What does 1 Peter 4:10 mean?
ESV: As each has received a gift, use it to serve one another, as good stewards of God 's varied grace:
NIV: Each of you should use whatever gift you have received to serve others, as faithful stewards of God’s grace in its various forms.
NASB: As each one has received a special gift, employ it in serving one another as good stewards of the multifaceted grace of God.
CSB: Just as each one has received a gift, use it to serve others, as good stewards of the varied grace of God.
NLT: God has given each of you a gift from his great variety of spiritual gifts. Use them well to serve one another.
KJV: As every man hath received the gift, even so minister the same one to another, as good stewards of the manifold grace of God.
NKJV: As each one has received a gift, minister it to one another, as good stewards of the manifold grace of God.
Verse Commentary:
Peter continues describing how Christians should live in response to the knowledge that the end of all things is near (1 Peter 4:7). Knowing that Christ could return at any time should affect our thinking. Christians should not excessively invest ourselves in a world that is passing away. Believers should not divert ourselves with whatever pleasures we can find to indulge in. Instead, we should manage our minds for effective praying and love each other deeply, including sharing our homes and food with Christians in need.

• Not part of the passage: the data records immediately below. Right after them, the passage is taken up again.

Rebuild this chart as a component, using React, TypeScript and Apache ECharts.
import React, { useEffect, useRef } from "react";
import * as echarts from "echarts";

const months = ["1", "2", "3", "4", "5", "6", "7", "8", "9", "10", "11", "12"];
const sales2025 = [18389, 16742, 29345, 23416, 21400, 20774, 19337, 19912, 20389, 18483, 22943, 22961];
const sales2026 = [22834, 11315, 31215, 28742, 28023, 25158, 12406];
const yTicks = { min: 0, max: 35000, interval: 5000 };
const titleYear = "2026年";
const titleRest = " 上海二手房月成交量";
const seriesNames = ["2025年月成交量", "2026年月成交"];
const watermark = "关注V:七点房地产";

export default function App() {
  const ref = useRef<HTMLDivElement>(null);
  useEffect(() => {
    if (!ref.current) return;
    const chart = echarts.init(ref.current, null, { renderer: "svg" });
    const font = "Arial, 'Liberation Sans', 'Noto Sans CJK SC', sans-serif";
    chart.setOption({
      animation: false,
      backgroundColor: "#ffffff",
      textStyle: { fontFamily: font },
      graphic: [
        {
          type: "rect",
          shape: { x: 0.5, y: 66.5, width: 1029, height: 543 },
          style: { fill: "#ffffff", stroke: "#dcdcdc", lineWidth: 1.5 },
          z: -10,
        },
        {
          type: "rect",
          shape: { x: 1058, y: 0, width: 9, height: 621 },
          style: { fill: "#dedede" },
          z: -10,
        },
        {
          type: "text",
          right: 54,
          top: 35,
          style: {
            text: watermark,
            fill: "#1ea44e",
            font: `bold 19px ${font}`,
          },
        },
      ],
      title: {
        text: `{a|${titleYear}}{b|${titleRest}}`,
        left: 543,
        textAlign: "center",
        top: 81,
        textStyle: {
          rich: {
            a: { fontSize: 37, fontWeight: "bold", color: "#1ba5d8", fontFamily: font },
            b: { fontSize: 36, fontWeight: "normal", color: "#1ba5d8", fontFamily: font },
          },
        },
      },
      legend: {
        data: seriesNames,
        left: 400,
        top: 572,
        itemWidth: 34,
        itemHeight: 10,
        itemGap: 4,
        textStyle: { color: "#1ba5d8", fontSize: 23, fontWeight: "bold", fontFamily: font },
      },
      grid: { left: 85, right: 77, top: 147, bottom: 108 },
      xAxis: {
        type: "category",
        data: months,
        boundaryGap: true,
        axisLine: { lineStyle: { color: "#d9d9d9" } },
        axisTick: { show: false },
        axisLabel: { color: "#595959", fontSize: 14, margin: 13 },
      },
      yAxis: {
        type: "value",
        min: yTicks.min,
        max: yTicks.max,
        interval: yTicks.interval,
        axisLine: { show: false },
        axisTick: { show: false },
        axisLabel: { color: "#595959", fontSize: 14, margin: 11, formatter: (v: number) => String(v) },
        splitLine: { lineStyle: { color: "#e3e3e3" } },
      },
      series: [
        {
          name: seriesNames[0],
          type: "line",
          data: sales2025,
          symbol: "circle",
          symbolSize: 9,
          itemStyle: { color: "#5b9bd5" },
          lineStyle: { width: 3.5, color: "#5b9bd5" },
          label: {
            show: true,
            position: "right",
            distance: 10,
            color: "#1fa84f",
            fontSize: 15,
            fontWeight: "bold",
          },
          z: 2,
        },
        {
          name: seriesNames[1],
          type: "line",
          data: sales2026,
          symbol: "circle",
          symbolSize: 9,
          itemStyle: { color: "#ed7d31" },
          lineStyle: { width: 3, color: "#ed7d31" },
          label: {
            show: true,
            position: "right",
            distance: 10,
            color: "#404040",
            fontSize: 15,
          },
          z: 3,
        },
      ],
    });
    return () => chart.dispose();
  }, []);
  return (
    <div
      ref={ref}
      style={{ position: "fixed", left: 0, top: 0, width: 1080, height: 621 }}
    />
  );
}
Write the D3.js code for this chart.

Now in this verse, Peter says we should take a very different view from others in the world about anything we might call "ours." First, he implies that we must see whatever we have as a gift from God. After all, we have nothing which God has not given to us (James 1:17). Second, we should see whatever we have been given as an opportunity to serve other Christians. In other words, we should not view anything which is "ours" as off-limits for use in serving other believers.

A steward is one entrusted to manage the property of another. Every good thing we have is ours only by God's grace and intended to be used for His purpose. To fail to use God's gifts to us to serve each other is to fail to be a good steward. Wisely using everything we have to serve each other is part of fulfilling our purpose as God's set-apart people.
Verse Context:
1 Peter 4:1–11 urges Christians to take on Jesus’ attitude toward suffering. We should see it as an expected part of fulfilling God’s purpose for us on earth. Those who willingly endure suffering for Christ set the course of their lives away from mind-numbing sins. This is true even when those who still commit those sins bad-mouth them. We must stay alert so that we can pray in these end times. We must keep loving each other, using God’s gifts to serve each other with God’s power in and through us, so all the glory goes to Him.
Chapter Summary:
Peter continues to describe how Christians should respond when faced with persecution: Take on Christ’s attitude, and expect God’s purpose for your life to include suffering. Set the course of your life away from mind-numbing pleasure seeking. Be alert so that you can pray effectively in these end times. In fact, rejoice if you share in Christ’s sufferings. God uses suffering to refine the faith of His people, and our present suffering contributes to future glory. If you suffer, keep doing good while trusting your soul to your Creator.
Chapter Context:
Peter’s letter to Christians is about how to live in the world while suffering for faith in Christ. Thus far, he has assured Christians that their future is secure with God. We are His holy people, set apart for His purposes. Christians are called to live in submission to every human authority. Now in chapter 4, Peter writes that we should take Jesus’ attitude toward suffering and expect it in this life, avoiding mind-numbing sin while loving each other earnestly. God may use suffering in this life to refine our faith, but the end of all things is near.
Book Summary:
Some 30 years after the resurrection of Jesus, Christians are facing greater persecution for their faith. How should they respond? How should we respond to suffering today? The apostle Peter writes this letter both to comfort believers and to encourage them to stay strong. He urges them to put all their hope in their perfect future with Christ, and to obey and trust Him in the present, even in their suffering. Christ suffered greatly; now the Christ-followers have the opportunity to follow Him even in this, showing His grace and power in their hopefulness, obedience, and faith.